Для поведения врача решающей оказывается первая из трех упомянутых особенностей любовного переноса. Он вызвал эту влюбленность введением ее в аналитическое лечение для исцеления невроза; для него она является неизбежным результатом врачебного положения, подобно физическому обнажению больного или сообщению жизненно важной тайны. Отсюда для него несомненно, что он не должен извлекать из нее личных выгод. Готовность пациентки ничего в этом не меняет, а только взваливает всю ответственность на врача. Ведь больная, как он должен знать, не ожидала другого механизма исцеления. После счастливого преодоления всех трудностей она часто сознается в своей фантазии, с которой начала лечение: если она будет себя хорошо вести, то под конец получит в награду нежность врача.

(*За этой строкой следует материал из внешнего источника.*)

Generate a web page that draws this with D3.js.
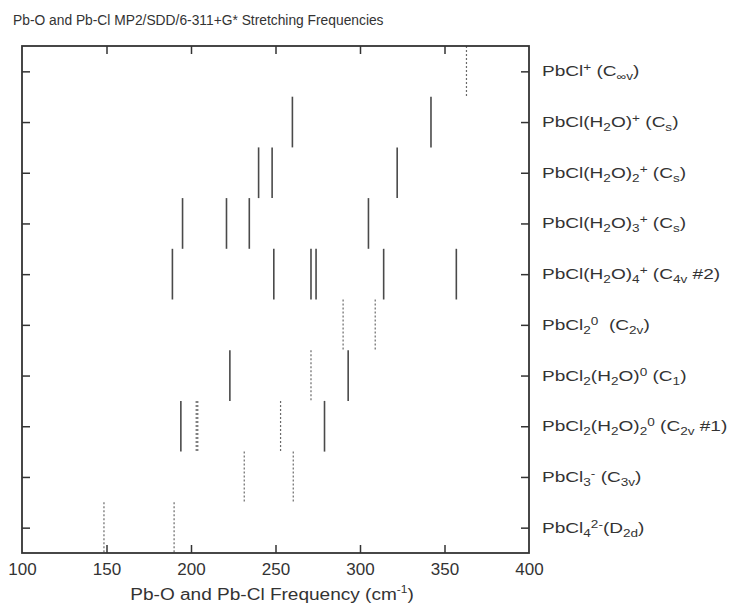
<!DOCTYPE html>
<html>
<head>
<meta charset="utf-8">
<script src="https://cdn.jsdelivr.net/npm/d3@7"></script>
<style>
  body { margin: 0; background: #fff; }
  svg { display: block; }
  text { font-family: "Liberation Sans", Arial, sans-serif; fill: #333; white-space: pre; }
</style>
</head>
<body>
<script>
// ---- Data ----
const categories = [
  [["PbCl",""],["+","sup"],[" (C",""],["\u221Ev","sub"],[")",""]],
  [["PbCl(H",""],["2","sub"],["O)",""],["+","sup"],[" (C",""],["s","sub"],[")",""]],
  [["PbCl(H",""],["2","sub"],["O)",""],["2","sub"],["+","sup"],[" (C",""],["s","sub"],[")",""]],
  [["PbCl(H",""],["2","sub"],["O)",""],["3","sub"],["+","sup"],[" (C",""],["s","sub"],[")",""]],
  [["PbCl(H",""],["2","sub"],["O)",""],["4","sub"],["+","sup"],[" (C",""],["4v","sub"],[" #2)",""]],
  [["PbCl",""],["2","sub"],["0","sup"],["  (C",""],["2v","sub"],[")",""]],
  [["PbCl",""],["2","sub"],["(H",""],["2","sub"],["O)",""],["0","sup"],[" (C",""],["1","sub"],[")",""]],
  [["PbCl",""],["2","sub"],["(H",""],["2","sub"],["O)",""],["2","sub"],["0","sup"],[" (C",""],["2v","sub"],[" #1)",""]],
  [["PbCl",""],["3","sub"],["-","sup"],[" (C",""],["3v","sub"],[")",""]],
  [["PbCl",""],["4","sub"],["2-","sup"],["(D",""],["2d","sub"],[")",""]]
];
// solid lines (frequencies, cm^-1) per row
const solidFreqs = [
  [],
  [260, 342],
  [240, 248, 322],
  [195, 221, 234.5, 305],
  [189, 249, 271, 274, 314, 357],
  [],
  [223, 293],
  [194, 279],
  [],
  []
];
// dashed lines per row
const dashedFreqs = [
  [363],
  [],
  [],
  [],
  [],
  [290, 309],
  [271],
  [203.1, 204.0, 253],
  [231.5, 260.5],
  [148.5, 190]
];
const xTicks = [100, 150, 200, 250, 300, 350, 400];
const titleText = "Pb-O and Pb-Cl MP2/SDD/6-311+G* Stretching Frequencies";

// ---- Layout ----
const W = 734, H = 608;
const L = 22, R = 529, T = 46, B = 553;

const svg = d3.select("body").append("svg").attr("width", W).attr("height", H);

const x = d3.scaleLinear().domain([100, 400]).range([L, R]);
const y = d3.scaleLinear().domain([-0.5, categories.length - 0.5]).range([T, B]);
const rows = d3.range(categories.length);

// Title
svg.append("text").attr("x", 13).attr("y", 25).attr("font-size", 13.8).text(titleText);

// Lines
const segs = [];
rows.forEach(i => {
  solidFreqs[i].forEach(f => segs.push({row: i, f, dashed: false}));
  dashedFreqs[i].forEach(f => segs.push({row: i, f, dashed: true}));
});
svg.append("g").selectAll("line").data(segs).join("line")
  .attr("x1", d => x(d.f))
  .attr("x2", d => x(d.f))
  .attr("y1", d => y(d.row - 0.5))
  .attr("y2", d => y(d.row + 0.5))
  .attr("stroke", d => d.dashed ? "#6a6a6a" : "#4a4a4a")
  .attr("stroke-width", d => d.dashed ? 1.2 : 1.6)
  .attr("stroke-dasharray", d => d.dashed ? "2,2" : null);

// Axes (inward ticks)
const tickLen = 8;
const gBottom = svg.append("g").attr("transform", `translate(0,${B})`)
  .call(d3.axisBottom(x).tickValues(xTicks).tickSizeInner(-tickLen).tickSizeOuter(0).tickPadding(10));
gBottom.selectAll("text").attr("font-size", 17).attr("font-family", "Liberation Sans, Arial, sans-serif").attr("fill", "#333");
const gTop = svg.append("g").attr("transform", `translate(0,${T})`)
  .call(d3.axisTop(x).tickValues(xTicks).tickSizeInner(-tickLen).tickSizeOuter(0).tickFormat(""));
const gLeft = svg.append("g").attr("transform", `translate(${L},0)`)
  .call(d3.axisLeft(y).tickValues(rows).tickSizeInner(-tickLen).tickSizeOuter(0).tickFormat(""));
const gRight = svg.append("g").attr("transform", `translate(${R},0)`)
  .call(d3.axisRight(y).tickValues(rows).tickSizeInner(-tickLen).tickSizeOuter(2).tickFormat(""));
[gBottom, gTop, gLeft, gRight].forEach(g => {
  g.select(".domain").remove();
  g.selectAll(".tick line").attr("stroke", "#333").attr("stroke-width", 1.5);
});
[gBottom, gTop].forEach(g => {
  g.selectAll(".tick").filter(d => d === 100 || d === 400).select("line").remove();
});

// Frame
svg.append("rect").attr("x", L).attr("y", T).attr("width", R - L).attr("height", B - T)
  .attr("fill", "none").attr("stroke", "#333").attr("stroke-width", 1.8);

// Right category labels (horizontally stretched like the reference)
const lab = svg.append("g");
rows.forEach(i => {
  const t = lab.append("text")
    .attr("transform", `translate(${R + 13},${y(i) + 5}) scale(1.36,1)`)
    .attr("font-size", 14);
  let cur = 0;
  categories[i].forEach(([s, k]) => {
    const target = k === "sub" ? 4 : k === "sup" ? -5 : 0;
    t.append("tspan").attr("dy", target - cur).attr("font-size", k ? 10 : 14).text(s);
    cur = target;
  });
});

// X axis title
const xt = svg.append("text")
  .attr("transform", `translate(272,600) scale(1.19,1)`)
  .attr("text-anchor", "middle").attr("font-size", 16);
xt.append("tspan").text("Pb-O and Pb-Cl Frequency (cm");
xt.append("tspan").attr("dy", -7).attr("font-size", 10).text("-1");
xt.append("tspan").attr("dy", 7).text(")");
</script>
</body>
</html>
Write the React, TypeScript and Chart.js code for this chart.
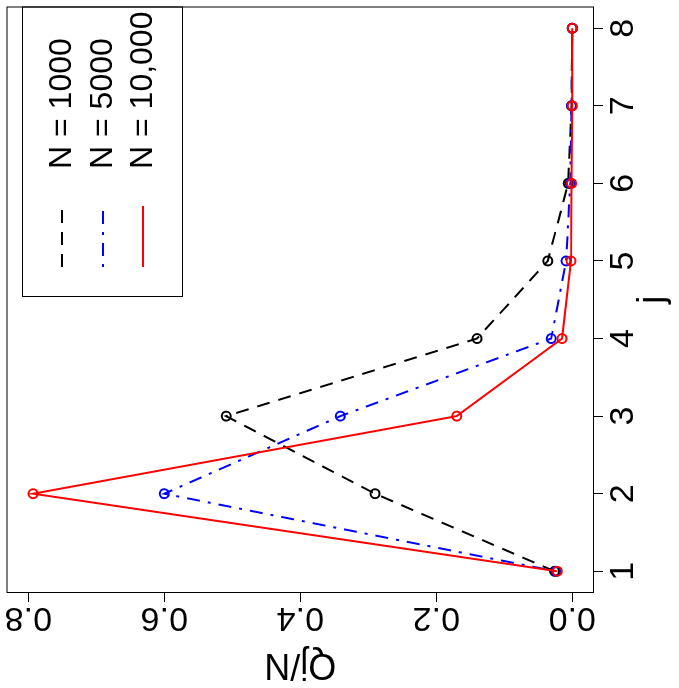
import React, { useEffect, useRef } from "react";
import { Chart, registerables } from "chart.js";

Chart.register(...registerables);

const jValues = [1, 2, 3, 4, 5, 6, 7, 8];
const seriesLabels = ["N = 1000", "N = 5000", "N = 10,000"];
const qN1000 = [0.026, 0.29, 0.509, 0.14, 0.036, 0.006, 0.001, 0.0];
const qN5000 = [0.024, 0.6, 0.341, 0.031, 0.009, 0.003, 0.001, 0.0];
const qN10000 = [0.022, 0.793, 0.17, 0.015, 0.002, 0.001, 0.0, 0.0];
const xTicks = [1, 2, 3, 4, 5, 6, 7, 8];
const yTicks = [0, 0.2, 0.4, 0.6, 0.8];

const FONT = "'Liberation Sans', Arial, Helvetica, sans-serif";
const W = 688;
const H = 679;

const customPlugin = {
  id: "rstyle",
  afterDraw(chart: any) {
    const ctx = chart.ctx;
    const { left, top, right, bottom } = chart.chartArea;
    ctx.save();
    // plot box
    ctx.strokeStyle = "#000";
    ctx.lineWidth = 1;
    ctx.setLineDash([]);
    ctx.strokeRect(left + 0.5, top + 0.5, right - left - 1, bottom - top - 1);

    // y tick labels (parallel to axis)
    const ys = chart.scales.y;
    ctx.fillStyle = "#000";
    ctx.font = `34px ${FONT}`;
    ctx.textAlign = "center";
    ctx.textBaseline = "middle";
    for (const v of yTicks) {
      const py = ys.getPixelForValue(v);
      ctx.save();
      ctx.translate(71, py);
      ctx.rotate(-Math.PI / 2);
      ctx.fillText(v.toFixed(1), 0, 0);
      ctx.restore();
    }

    // legend
    const lx0 = 391, ly0 = 22, lx1 = right, ly1 = 183;
    ctx.strokeRect(lx0 + 0.5, ly0 + 0.5, lx1 - lx0 - 1, ly1 - ly0 - 1);
    const rows = [62, 103, 143];
    chart.data.datasets.forEach((ds: any, i: number) => {
      const ry = rows[i];
      ctx.save();
      ctx.strokeStyle = ds.borderColor;
      ctx.lineWidth = ds.borderWidth;
      ctx.setLineDash(ds.borderDash || []);
      ctx.beginPath();
      ctx.moveTo(421, ry);
      ctx.lineTo(482, ry);
      ctx.stroke();
      ctx.restore();
      ctx.fillStyle = "#000";
      ctx.font = `32px ${FONT}`;
      ctx.textAlign = "left";
      ctx.textBaseline = "middle";
      ctx.fillText(ds.label, 519, ry);
    });
    ctx.restore();
  },
};

function makeData(arr: number[]) {
  return jValues.map((j, i) => ({ x: j, y: arr[i] }));
}

export default function App() {
  const ref = useRef<HTMLCanvasElement | null>(null);
  useEffect(() => {
    if (!ref.current) return;
    const common = {
      borderWidth: 2,
      pointRadius: 4.5,
      pointBorderWidth: 2,
      pointBackgroundColor: "rgba(0,0,0,0)",
      pointStyle: "circle",
      tension: 0,
      fill: false,
    };
    const chart = new Chart(ref.current, {
      type: "line",
      data: {
        datasets: [
          {
            label: seriesLabels[0],
            data: makeData(qN1000),
            borderColor: "#000000",
            pointBorderColor: "#000000",
            borderDash: [13, 9],
            order: 2,
            ...common,
          },
          {
            label: seriesLabels[1],
            data: makeData(qN5000),
            borderColor: "#0000ff",
            pointBorderColor: "#0000ff",
            borderDash: [3, 8, 13, 8],
            order: 1,
            ...common,
          },
          {
            label: seriesLabels[2],
            data: makeData(qN10000),
            borderColor: "#ff0000",
            pointBorderColor: "#ff0000",
            borderDash: [],
            order: 0,
            ...common,
          },
        ],
      },
      options: {
        responsive: false,
        animation: false,
        devicePixelRatio: 1,
        layout: { padding: { left: 0, right: 0, top: 1, bottom: 0 } },
        plugins: { legend: { display: false }, tooltip: { enabled: false } },
        scales: {
          x: {
            type: "linear",
            position: "bottom",
            min: 0.72,
            max: 8.28,
            afterBuildTicks: (s: any) => {
              s.ticks = xTicks.map((v) => ({ value: v }));
            },
            afterFit: (s: any) => {
              s.height = H - 594;
            },
            ticks: {
              color: "#000",
              font: { family: FONT, size: 34 },
              padding: 0,
              maxRotation: 0,
              minRotation: 0,
              autoSkip: false,
              callback: (v: any) => String(v),
            },
            grid: {
              display: true,
              drawOnChartArea: false,
              drawTicks: true,
              tickLength: 9,
              color: "#000",
              lineWidth: 1,
            },
            border: { display: false },
            title: {
              display: true,
              text: "j",
              color: "#000",
              font: { family: FONT, size: 36 },
              padding: { top: 0, bottom: 4 },
            },
          },
          y: {
            type: "linear",
            position: "left",
            min: -0.032,
            max: 0.832,
            afterBuildTicks: (s: any) => {
              s.ticks = yTicks.map((v) => ({ value: v }));
            },
            afterFit: (s: any) => {
              s.width = 95;
            },
            ticks: { display: false },
            grid: {
              display: true,
              drawOnChartArea: false,
              drawTicks: true,
              tickLength: 9,
              color: "#000",
              lineWidth: 1,
            },
            border: { display: false },
            title: {
              display: true,
              text: "Qj/N",
              color: "#000",
              font: { family: FONT, size: 36 },
              padding: { top: 2, bottom: 0 },
            },
          },
        },
      },
      plugins: [customPlugin],
    } as any);
    return () => chart.destroy();
  }, []);

  return (
    <div
      style={{
        position: "absolute",
        left: 0,
        top: 0,
        width: H,
        height: W,
        overflow: "hidden",
        background: "#fff",
      }}
    >
      <div
        style={{
          position: "absolute",
          left: 0,
          top: 0,
          width: W,
          height: H,
          transformOrigin: "0 0",
          transform: `translateY(${W}px) rotate(-90deg)`,
        }}
      >
        <canvas ref={ref} width={W} height={H} style={{ width: W, height: H, display: "block" }} />
      </div>
    </div>
  );
}
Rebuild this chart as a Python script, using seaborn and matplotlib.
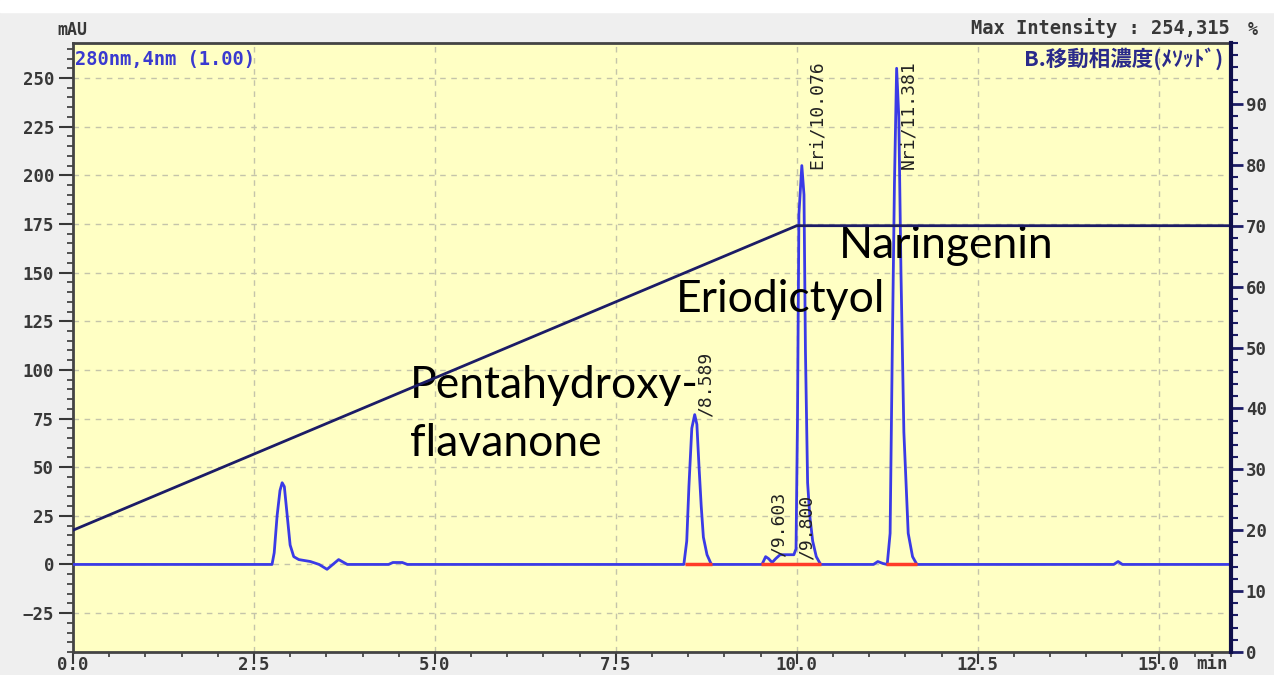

Для врача соединяются этические и технические мотивы, чтобы удержать его от ответной любви; он не должен терять из виду поставленную себе цель, чтобы женщина, ограниченная инфантильной фиксацией в своей способности любить, получила возможность свободно распоряжаться этой чрезвычайно ценной и важной функцией, не истратив ее во время лечения, а сохранив ее для реальной жизни на тот случай, если бы жизнь после лечения предъявила к ней такие требования. Он не должен разыгрывать с ней сцены собачьих гонок, при которых как приз выставляется венок, сплетенный из колбасы, и которые какой-нибудь шутник портит тем, что бросает на ипподром отдельный кусок колбасы. Собаки бросаются на него и забывают о гонках и о венке, манящем вперед, к победе. Я не стану утверждать, что врачу всегда легко держаться в этих предписанных ему этикой и техникой пределах, в особенности для молодого и свободного еще мужчины такая задача может оказаться очень тяжелой. Несомненно, что половая любовь составляет одно из главных содержаний жизни, соединение душевного и физического удовлетворения в любовном наслаждении является самым высшим содержанием ее. Все люди, за исключением немногих чудаков-фанатиков, и устраивают соответственно свою жизнь, только в науке стесняются это признать. С другой стороны, для мужчины мучительна роль отвергающего и отказывающего, когда женщина ищет любви, и от благородной женщины, сознающейся в своей страсти, исходит, несмотря на невроз и сопротивление, несравненное очарование. Не грубо-чувственное требование пациентки составляет искушение, оно действует скорее отталкивающим образом, и нужна большая терпимость, чтобы считаться с этим как с естественным феноменом. Более тонкие и сдержанные проявления желания женщины скорее являются опасными и могут заставить забыть технику и врачебный долг ради прекрасного переживания.